A) Soft wood snares are going to be lacking in rebound generally, in my experience. Not much you can do about that.

B) The EC Reverse Dot is a very muffled head. The most bouncy heads IMO are thick single-ply heads, but the EC is two plies and a dot. Not a lot to work with.

If you're interested in getting more rebound, try a higher tuned G14 (or X14). I think they sound fantastic as well.

I am yet to find a practice pad.....any practice pad.....that accurately replicates the feel of a drum head.
Try an Offworld pad with their "dark matter" stuff (Invader or Outlander). They offer IMO a very, very high degree of accuracy- at least for my high-ish tuned snare tastes (and to be fair, I use it more for concert snare practice). I found the Aquarian Tru-Bounce to be similar in feel as well (at least much better than my RealFeel [gum rubber] or soft Vater [colored gum rubber, I believe?] pads).
 

Bo Eder

Platinum Member
This adds fuel to my argument that you need to practice on your drums alot more. I get the use of the practice pad, I even own a few, but my work is done on actual drums, and all that finger control stuff is useless if you can't do it on a real drum. Find a way to make practicing on your drums happen more.
 

Dignan

Silver Member
I would agree the more time you can practice on the real kit and snare, the better.

Unfortunately, I fall into the category of people who don't have the luxury of playing my real kit very much. In a house with two children under the age of 5 and not having the money to spend $10k on a sound proof room, I'm sort of SOL.

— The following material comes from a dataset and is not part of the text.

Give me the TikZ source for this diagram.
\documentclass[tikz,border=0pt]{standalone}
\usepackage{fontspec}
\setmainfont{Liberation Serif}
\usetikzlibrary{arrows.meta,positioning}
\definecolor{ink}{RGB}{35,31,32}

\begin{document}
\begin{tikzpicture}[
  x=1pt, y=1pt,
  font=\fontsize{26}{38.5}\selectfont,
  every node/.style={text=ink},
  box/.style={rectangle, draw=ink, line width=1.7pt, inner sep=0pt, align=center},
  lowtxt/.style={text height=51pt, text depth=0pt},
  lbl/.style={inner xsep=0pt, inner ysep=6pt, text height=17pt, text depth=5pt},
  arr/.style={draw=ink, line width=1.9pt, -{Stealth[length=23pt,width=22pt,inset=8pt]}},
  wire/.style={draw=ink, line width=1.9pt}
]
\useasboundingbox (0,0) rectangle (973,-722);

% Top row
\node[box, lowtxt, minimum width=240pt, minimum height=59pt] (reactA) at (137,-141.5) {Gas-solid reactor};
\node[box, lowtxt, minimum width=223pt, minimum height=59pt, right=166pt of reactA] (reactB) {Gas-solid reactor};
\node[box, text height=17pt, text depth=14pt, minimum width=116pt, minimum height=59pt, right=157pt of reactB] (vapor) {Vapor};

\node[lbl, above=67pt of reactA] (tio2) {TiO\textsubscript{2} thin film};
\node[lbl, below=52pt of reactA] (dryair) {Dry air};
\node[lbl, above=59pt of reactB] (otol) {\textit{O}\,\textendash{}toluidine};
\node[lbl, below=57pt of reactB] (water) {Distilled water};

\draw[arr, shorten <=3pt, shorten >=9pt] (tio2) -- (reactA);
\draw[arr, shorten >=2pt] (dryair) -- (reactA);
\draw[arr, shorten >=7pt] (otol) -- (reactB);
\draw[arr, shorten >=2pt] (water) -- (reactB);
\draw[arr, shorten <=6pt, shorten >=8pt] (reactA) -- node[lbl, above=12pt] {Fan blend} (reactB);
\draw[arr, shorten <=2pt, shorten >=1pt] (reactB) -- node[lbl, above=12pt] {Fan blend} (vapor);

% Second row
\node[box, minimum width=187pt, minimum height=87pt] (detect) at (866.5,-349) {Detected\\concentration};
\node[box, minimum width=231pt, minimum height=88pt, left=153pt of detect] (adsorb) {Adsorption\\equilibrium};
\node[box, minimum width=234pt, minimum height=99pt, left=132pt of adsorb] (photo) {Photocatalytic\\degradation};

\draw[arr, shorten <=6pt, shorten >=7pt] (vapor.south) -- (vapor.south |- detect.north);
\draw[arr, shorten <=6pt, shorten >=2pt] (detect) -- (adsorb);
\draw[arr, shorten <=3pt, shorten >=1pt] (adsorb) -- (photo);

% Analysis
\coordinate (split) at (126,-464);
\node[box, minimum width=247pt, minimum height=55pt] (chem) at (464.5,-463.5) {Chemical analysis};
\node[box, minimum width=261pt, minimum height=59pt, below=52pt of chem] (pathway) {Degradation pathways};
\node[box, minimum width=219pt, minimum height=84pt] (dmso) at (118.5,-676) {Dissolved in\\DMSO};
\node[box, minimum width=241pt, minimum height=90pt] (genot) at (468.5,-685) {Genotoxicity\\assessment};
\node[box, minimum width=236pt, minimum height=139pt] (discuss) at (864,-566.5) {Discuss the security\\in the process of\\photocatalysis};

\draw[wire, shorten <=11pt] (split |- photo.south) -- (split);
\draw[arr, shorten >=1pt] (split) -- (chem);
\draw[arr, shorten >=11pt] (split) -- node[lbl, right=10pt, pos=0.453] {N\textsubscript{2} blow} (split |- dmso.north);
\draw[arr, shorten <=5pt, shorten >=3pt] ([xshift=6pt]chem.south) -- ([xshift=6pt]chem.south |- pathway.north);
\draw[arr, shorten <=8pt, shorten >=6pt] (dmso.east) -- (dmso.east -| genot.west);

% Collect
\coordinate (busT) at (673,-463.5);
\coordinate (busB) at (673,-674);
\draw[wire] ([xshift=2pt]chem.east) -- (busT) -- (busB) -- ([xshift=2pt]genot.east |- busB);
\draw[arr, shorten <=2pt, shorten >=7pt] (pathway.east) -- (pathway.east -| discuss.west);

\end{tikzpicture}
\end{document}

Here's what I've done to help "feed the addiction."

I bought a set of those DW deadhead practice pads (see here). Scored it for $40 on ebay. I use one of those on a snare stand for my practice snare. Or just use a practice pad of any brand. Over that, I put one of those black vic-firth rubber drum mutes. This serves to deaden the rebound to what I think is a pretty realistic feel. Still not spot on with a real snare but it helps me work on form and not rely on the rebound of a practice pad alone.

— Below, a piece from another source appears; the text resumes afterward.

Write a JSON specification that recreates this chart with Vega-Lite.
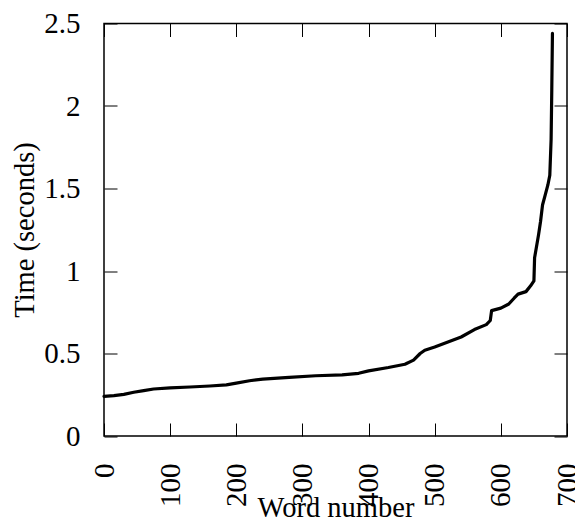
{
  "$schema": "https://vega.github.io/schema/vega-lite/v6.json",
  "width": 463,
  "height": 412.5,
  "autosize": "none",
  "padding": {"left": 104, "top": 23.5, "right": 8, "bottom": 86},
  "background": "white",
  "config": {
    "font": "Liberation Serif",
    "view": {"stroke": "black", "strokeWidth": 1.5},
    "axis": {
      "domain": false,
      "grid": false,
      "tickSize": -13,
      "tickColor": "black",
      "tickWidth": 1,
      "labelFont": "Liberation Serif",
      "labelFontSize": 29,
      "labelColor": "black",
      "titleFont": "Liberation Serif",
      "titleFontSize": 28.5,
      "titleFontWeight": "normal",
      "titleColor": "black"
    }
  },
  "data": {
    "values": [
      {"word": 0, "time": 0.24},
      {"word": 15, "time": 0.245},
      {"word": 30, "time": 0.252},
      {"word": 45, "time": 0.265},
      {"word": 60, "time": 0.275},
      {"word": 75, "time": 0.285},
      {"word": 100, "time": 0.292},
      {"word": 130, "time": 0.297},
      {"word": 160, "time": 0.303},
      {"word": 185, "time": 0.31},
      {"word": 200, "time": 0.32},
      {"word": 220, "time": 0.335},
      {"word": 240, "time": 0.345},
      {"word": 280, "time": 0.355},
      {"word": 320, "time": 0.365},
      {"word": 360, "time": 0.37},
      {"word": 385, "time": 0.38},
      {"word": 400, "time": 0.395},
      {"word": 430, "time": 0.415},
      {"word": 455, "time": 0.435},
      {"word": 468, "time": 0.46},
      {"word": 478, "time": 0.5},
      {"word": 485, "time": 0.52},
      {"word": 500, "time": 0.54},
      {"word": 520, "time": 0.57},
      {"word": 540, "time": 0.6},
      {"word": 560, "time": 0.645},
      {"word": 578, "time": 0.675},
      {"word": 584, "time": 0.7},
      {"word": 586, "time": 0.76},
      {"word": 600, "time": 0.775},
      {"word": 612, "time": 0.8},
      {"word": 620, "time": 0.835},
      {"word": 626, "time": 0.86},
      {"word": 638, "time": 0.875},
      {"word": 645, "time": 0.91},
      {"word": 650, "time": 0.94},
      {"word": 651, "time": 1.08},
      {"word": 654, "time": 1.15},
      {"word": 657, "time": 1.22},
      {"word": 660, "time": 1.3},
      {"word": 663, "time": 1.4},
      {"word": 667, "time": 1.46},
      {"word": 671, "time": 1.52},
      {"word": 674, "time": 1.58},
      {"word": 676, "time": 1.8},
      {"word": 677, "time": 2.1},
      {"word": 678, "time": 2.44}
    ]
  },
  "layer": [
    {
      "mark": {"type": "line", "color": "black", "strokeWidth": 3.2, "strokeJoin": "round", "strokeCap": "round"},
      "encoding": {
        "x": {
          "field": "word", "type": "quantitative",
          "scale": {"domain": [0, 700], "nice": false, "zero": false},
          "axis": {
            "orient": "bottom",
            "values": [0, 100, 200, 300, 400, 500, 600, 700],
            "format": "d",
            "labelAngle": -90,
            "labelPadding": 40,
            "title": "Word number",
            "titleX": 231.5,
            "titleY": 80,
            "titleBaseline": "alphabetic",
            "titleAlign": "center"
          }
        },
        "y": {
          "field": "time", "type": "quantitative",
          "scale": {"domain": [0, 2.5], "nice": false, "zero": false},
          "axis": {
            "orient": "left",
            "values": [0, 0.5, 1, 1.5, 2, 2.5],
            "format": "~g",
            "labelPadding": 37,
            "title": "Time (seconds)",
            "titleAngle": -90,
            "titleX": -71,
            "titleY": 206,
            "titleBaseline": "alphabetic",
            "titleAlign": "center"
          }
        }
      }
    },
    {
      "mark": {"type": "line", "strokeOpacity": 0},
      "encoding": {
        "x": {
          "field": "word", "type": "quantitative",
          "axis": {"orient": "top", "values": [0, 100, 200, 300, 400, 500, 600, 700], "labels": false, "title": null}
        },
        "y": {
          "field": "time", "type": "quantitative",
          "axis": {"orient": "right", "values": [0, 0.5, 1, 1.5, 2, 2.5], "labels": false, "title": null}
        }
      }
    }
  ],
  "resolve": {"axis": {"x": "independent", "y": "independent"}}
}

For a bass drum, use one of those Gibraltar practice pads.

For the rest of the kit....do this. There are tons of people on CL trying to unload those Rock Band drum kits (see here). I was able to get one for free on CL but most people just want them gone and will take reasonably low offers. The Rock Band drum kits were basically cheap ION electric kits that plugged into the game. It's got two cymbal pads and four drum pads and a pedal. I use the pedal to simulate the hi-hat pedal. The drum pads are not too bouncy and again, I think they provide a good practice surface that's reasonable close to my toms. It's fully adjustable so I can set the practice pads up exactly like my real drum set.